* _Data excerpt_:

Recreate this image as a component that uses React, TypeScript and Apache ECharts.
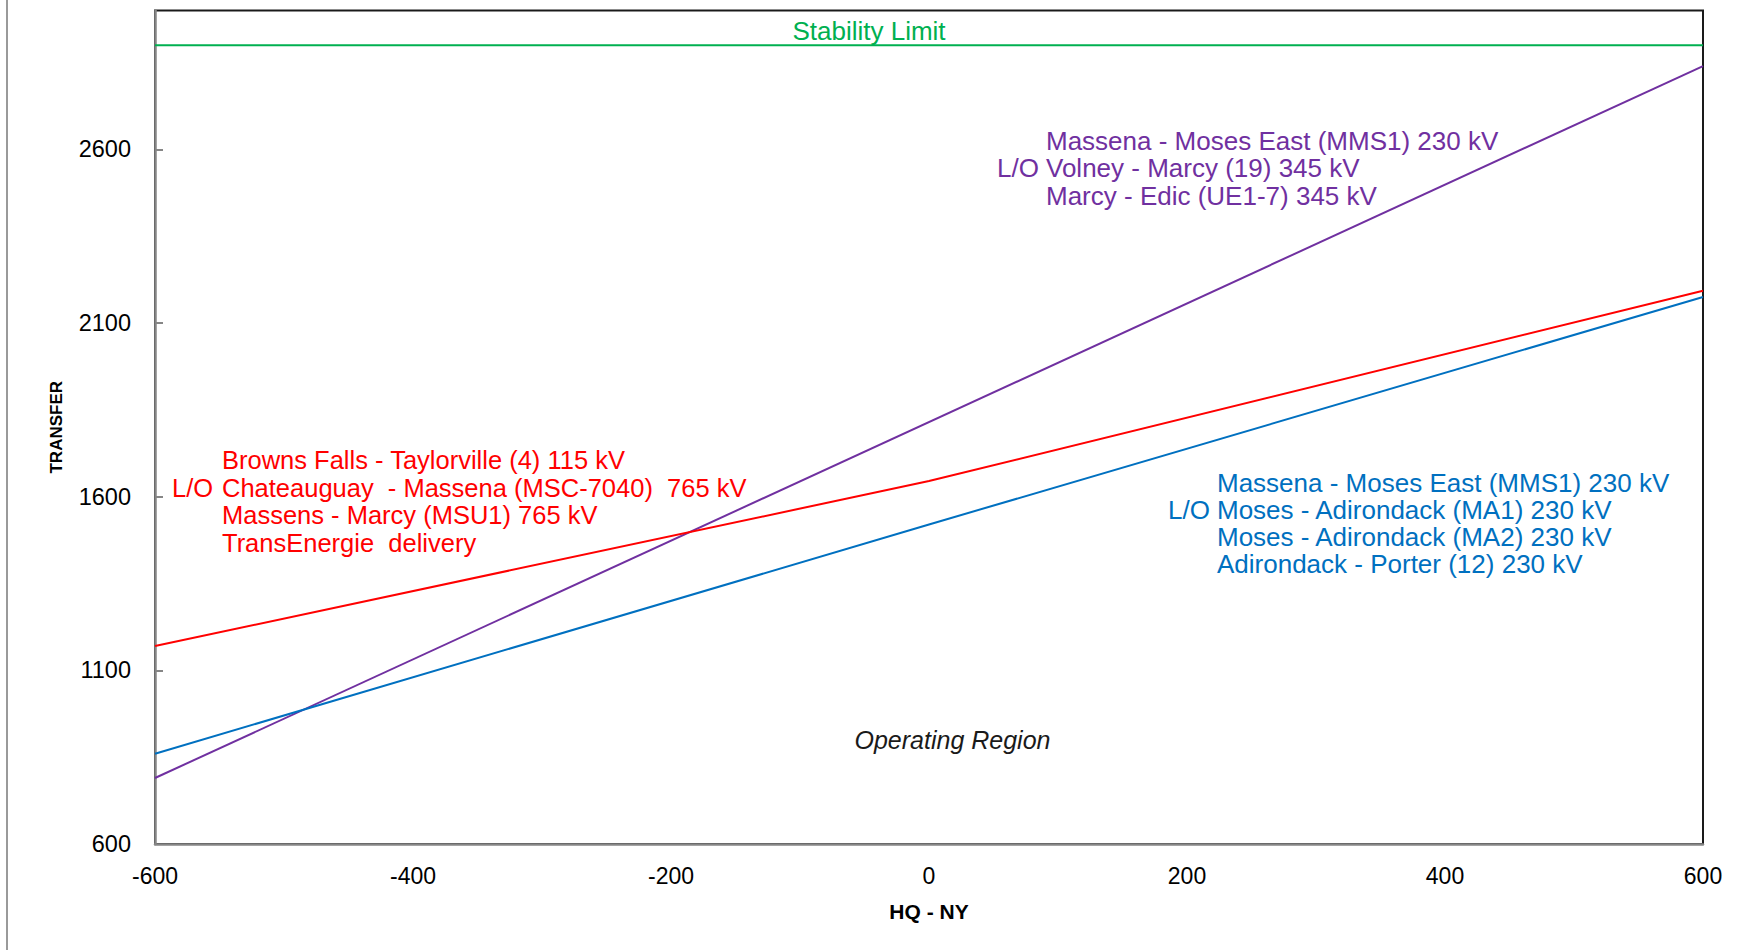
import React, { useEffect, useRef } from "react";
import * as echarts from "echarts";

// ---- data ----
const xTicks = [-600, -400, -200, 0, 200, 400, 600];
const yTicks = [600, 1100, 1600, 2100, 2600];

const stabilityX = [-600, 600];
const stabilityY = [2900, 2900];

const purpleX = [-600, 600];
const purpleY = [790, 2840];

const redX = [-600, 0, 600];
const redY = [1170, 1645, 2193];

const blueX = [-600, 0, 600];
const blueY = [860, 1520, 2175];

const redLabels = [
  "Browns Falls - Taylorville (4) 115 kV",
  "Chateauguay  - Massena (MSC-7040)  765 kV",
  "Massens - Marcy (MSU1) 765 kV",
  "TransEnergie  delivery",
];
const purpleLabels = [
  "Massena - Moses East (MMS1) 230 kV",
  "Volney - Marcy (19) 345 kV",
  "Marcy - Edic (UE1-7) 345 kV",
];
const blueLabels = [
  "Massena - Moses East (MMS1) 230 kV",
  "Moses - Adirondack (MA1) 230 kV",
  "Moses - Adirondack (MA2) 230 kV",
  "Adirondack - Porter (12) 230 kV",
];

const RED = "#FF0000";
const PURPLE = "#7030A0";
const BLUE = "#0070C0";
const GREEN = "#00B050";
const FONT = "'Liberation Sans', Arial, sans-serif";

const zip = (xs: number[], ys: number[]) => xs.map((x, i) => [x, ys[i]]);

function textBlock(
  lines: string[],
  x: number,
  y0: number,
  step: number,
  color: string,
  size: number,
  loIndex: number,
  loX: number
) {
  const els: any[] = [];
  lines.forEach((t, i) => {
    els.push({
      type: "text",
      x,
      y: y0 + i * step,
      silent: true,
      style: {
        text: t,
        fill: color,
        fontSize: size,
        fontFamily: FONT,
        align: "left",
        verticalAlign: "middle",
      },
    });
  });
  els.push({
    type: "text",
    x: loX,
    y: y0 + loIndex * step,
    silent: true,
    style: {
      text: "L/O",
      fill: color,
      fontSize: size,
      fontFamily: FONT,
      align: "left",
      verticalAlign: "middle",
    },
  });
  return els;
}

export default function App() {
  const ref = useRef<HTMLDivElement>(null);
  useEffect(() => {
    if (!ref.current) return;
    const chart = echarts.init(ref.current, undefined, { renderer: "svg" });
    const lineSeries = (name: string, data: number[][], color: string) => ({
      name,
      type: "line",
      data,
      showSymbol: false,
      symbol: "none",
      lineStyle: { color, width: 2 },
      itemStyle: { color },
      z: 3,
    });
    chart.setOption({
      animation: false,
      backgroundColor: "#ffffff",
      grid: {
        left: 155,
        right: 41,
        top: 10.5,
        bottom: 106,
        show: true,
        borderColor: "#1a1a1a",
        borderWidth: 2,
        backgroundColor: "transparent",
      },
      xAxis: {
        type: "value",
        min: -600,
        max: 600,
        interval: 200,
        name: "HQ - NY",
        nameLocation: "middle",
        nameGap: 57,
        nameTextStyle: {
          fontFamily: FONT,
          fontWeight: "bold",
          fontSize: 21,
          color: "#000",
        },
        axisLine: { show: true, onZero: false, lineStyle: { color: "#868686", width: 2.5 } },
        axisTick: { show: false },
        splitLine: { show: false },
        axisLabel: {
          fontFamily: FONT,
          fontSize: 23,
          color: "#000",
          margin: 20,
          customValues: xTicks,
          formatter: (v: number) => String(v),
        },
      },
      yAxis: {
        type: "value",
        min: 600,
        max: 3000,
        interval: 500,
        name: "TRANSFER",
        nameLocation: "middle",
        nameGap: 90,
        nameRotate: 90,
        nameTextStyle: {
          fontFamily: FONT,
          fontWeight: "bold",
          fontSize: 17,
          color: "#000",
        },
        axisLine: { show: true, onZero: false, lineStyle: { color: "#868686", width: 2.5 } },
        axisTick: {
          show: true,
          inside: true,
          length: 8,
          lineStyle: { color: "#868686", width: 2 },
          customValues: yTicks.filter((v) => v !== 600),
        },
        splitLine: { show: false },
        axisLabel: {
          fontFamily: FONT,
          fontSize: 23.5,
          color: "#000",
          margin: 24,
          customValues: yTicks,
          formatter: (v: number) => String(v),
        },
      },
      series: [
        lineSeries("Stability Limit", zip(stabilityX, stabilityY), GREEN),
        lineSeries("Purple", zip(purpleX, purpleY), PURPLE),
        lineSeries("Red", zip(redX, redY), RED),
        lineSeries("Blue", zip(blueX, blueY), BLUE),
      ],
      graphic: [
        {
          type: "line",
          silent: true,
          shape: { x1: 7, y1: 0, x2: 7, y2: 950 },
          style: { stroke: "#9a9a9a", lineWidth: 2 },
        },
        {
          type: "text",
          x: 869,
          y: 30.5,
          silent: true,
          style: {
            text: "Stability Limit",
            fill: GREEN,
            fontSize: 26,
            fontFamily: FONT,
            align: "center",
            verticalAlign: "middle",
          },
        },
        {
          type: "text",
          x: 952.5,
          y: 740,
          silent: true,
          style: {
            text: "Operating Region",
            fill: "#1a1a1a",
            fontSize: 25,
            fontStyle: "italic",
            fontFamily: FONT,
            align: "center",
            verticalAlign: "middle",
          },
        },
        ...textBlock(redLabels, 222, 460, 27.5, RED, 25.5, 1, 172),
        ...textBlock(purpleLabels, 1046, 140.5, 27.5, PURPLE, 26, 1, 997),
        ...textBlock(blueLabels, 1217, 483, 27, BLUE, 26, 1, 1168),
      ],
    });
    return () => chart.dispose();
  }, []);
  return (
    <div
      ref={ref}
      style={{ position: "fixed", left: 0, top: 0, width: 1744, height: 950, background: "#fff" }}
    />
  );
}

* _Objective_: Leave the pictures out and copy the rest of the data exactly.

* _Correct response_:
Recreate this image as a component that uses React, TypeScript and Apache ECharts.
import React, { useEffect, useRef } from "react";
import * as echarts from "echarts";

// ---- data ----
const xTicks = [-600, -400, -200, 0, 200, 400, 600];
const yTicks = [600, 1100, 1600, 2100, 2600];

const stabilityX = [-600, 600];
const stabilityY = [2900, 2900];

const purpleX = [-600, 600];
const purpleY = [790, 2840];

const redX = [-600, 0, 600];
const redY = [1170, 1645, 2193];

const blueX = [-600, 0, 600];
const blueY = [860, 1520, 2175];

const redLabels = [
  "Browns Falls - Taylorville (4) 115 kV",
  "Chateauguay  - Massena (MSC-7040)  765 kV",
  "Massens - Marcy (MSU1) 765 kV",
  "TransEnergie  delivery",
];
const purpleLabels = [
  "Massena - Moses East (MMS1) 230 kV",
  "Volney - Marcy (19) 345 kV",
  "Marcy - Edic (UE1-7) 345 kV",
];
const blueLabels = [
  "Massena - Moses East (MMS1) 230 kV",
  "Moses - Adirondack (MA1) 230 kV",
  "Moses - Adirondack (MA2) 230 kV",
  "Adirondack - Porter (12) 230 kV",
];

const RED = "#FF0000";
const PURPLE = "#7030A0";
const BLUE = "#0070C0";
const GREEN = "#00B050";
const FONT = "'Liberation Sans', Arial, sans-serif";

const zip = (xs: number[], ys: number[]) => xs.map((x, i) => [x, ys[i]]);

function textBlock(
  lines: string[],
  x: number,
  y0: number,
  step: number,
  color: string,
  size: number,
  loIndex: number,
  loX: number
) {
  const els: any[] = [];
  lines.forEach((t, i) => {
    els.push({
      type: "text",
      x,
      y: y0 + i * step,
      silent: true,
      style: {
        text: t,
        fill: color,
        fontSize: size,
        fontFamily: FONT,
        align: "left",
        verticalAlign: "middle",
      },
    });
  });
  els.push({
    type: "text",
    x: loX,
    y: y0 + loIndex * step,
    silent: true,
    style: {
      text: "L/O",
      fill: color,
      fontSize: size,
      fontFamily: FONT,
      align: "left",
      verticalAlign: "middle",
    },
  });
  return els;
}

export default function App() {
  const ref = useRef<HTMLDivElement>(null);
  useEffect(() => {
    if (!ref.current) return;
    const chart = echarts.init(ref.current, undefined, { renderer: "svg" });
    const lineSeries = (name: string, data: number[][], color: string) => ({
      name,
      type: "line",
      data,
      showSymbol: false,
      symbol: "none",
      lineStyle: { color, width: 2 },
      itemStyle: { color },
      z: 3,
    });
    chart.setOption({
      animation: false,
      backgroundColor: "#ffffff",
      grid: {
        left: 155,
        right: 41,
        top: 10.5,
        bottom: 106,
        show: true,
        borderColor: "#1a1a1a",
        borderWidth: 2,
        backgroundColor: "transparent",
      },
      xAxis: {
        type: "value",
        min: -600,
        max: 600,
        interval: 200,
        name: "HQ - NY",
        nameLocation: "middle",
        nameGap: 57,
        nameTextStyle: {
          fontFamily: FONT,
          fontWeight: "bold",
          fontSize: 21,
          color: "#000",
        },
        axisLine: { show: true, onZero: false, lineStyle: { color: "#868686", width: 2.5 } },
        axisTick: { show: false },
        splitLine: { show: false },
        axisLabel: {
          fontFamily: FONT,
          fontSize: 23,
          color: "#000",
          margin: 20,
          customValues: xTicks,
          formatter: (v: number) => String(v),
        },
      },
      yAxis: {
        type: "value",
        min: 600,
        max: 3000,
        interval: 500,
        name: "TRANSFER",
        nameLocation: "middle",
        nameGap: 90,
        nameRotate: 90,
        nameTextStyle: {
          fontFamily: FONT,
          fontWeight: "bold",
          fontSize: 17,
          color: "#000",
        },
        axisLine: { show: true, onZero: false, lineStyle: { color: "#868686", width: 2.5 } },
        axisTick: {
          show: true,
          inside: true,
          length: 8,
          lineStyle: { color: "#868686", width: 2 },
          customValues: yTicks.filter((v) => v !== 600),
        },
        splitLine: { show: false },
        axisLabel: {
          fontFamily: FONT,
          fontSize: 23.5,
          color: "#000",
          margin: 24,
          customValues: yTicks,
          formatter: (v: number) => String(v),
        },
      },
      series: [
        lineSeries("Stability Limit", zip(stabilityX, stabilityY), GREEN),
        lineSeries("Purple", zip(purpleX, purpleY), PURPLE),
        lineSeries("Red", zip(redX, redY), RED),
        lineSeries("Blue", zip(blueX, blueY), BLUE),
      ],
      graphic: [
        {
          type: "line",
          silent: true,
          shape: { x1: 7, y1: 0, x2: 7, y2: 950 },
          style: { stroke: "#9a9a9a", lineWidth: 2 },
        },
        {
          type: "text",
          x: 869,
          y: 30.5,
          silent: true,
          style: {
            text: "Stability Limit",
            fill: GREEN,
            fontSize: 26,
            fontFamily: FONT,
            align: "center",
            verticalAlign: "middle",
          },
        },
        {
          type: "text",
          x: 952.5,
          y: 740,
          silent: true,
          style: {
            text: "Operating Region",
            fill: "#1a1a1a",
            fontSize: 25,
            fontStyle: "italic",
            fontFamily: FONT,
            align: "center",
            verticalAlign: "middle",
          },
        },
        ...textBlock(redLabels, 222, 460, 27.5, RED, 25.5, 1, 172),
        ...textBlock(purpleLabels, 1046, 140.5, 27.5, PURPLE, 26, 1, 997),
        ...textBlock(blueLabels, 1217, 483, 27, BLUE, 26, 1, 1168),
      ],
    });
    return () => chart.dispose();
  }, []);
  return (
    <div
      ref={ref}
      style={{ position: "fixed", left: 0, top: 0, width: 1744, height: 950, background: "#fff" }}
    />
  );
}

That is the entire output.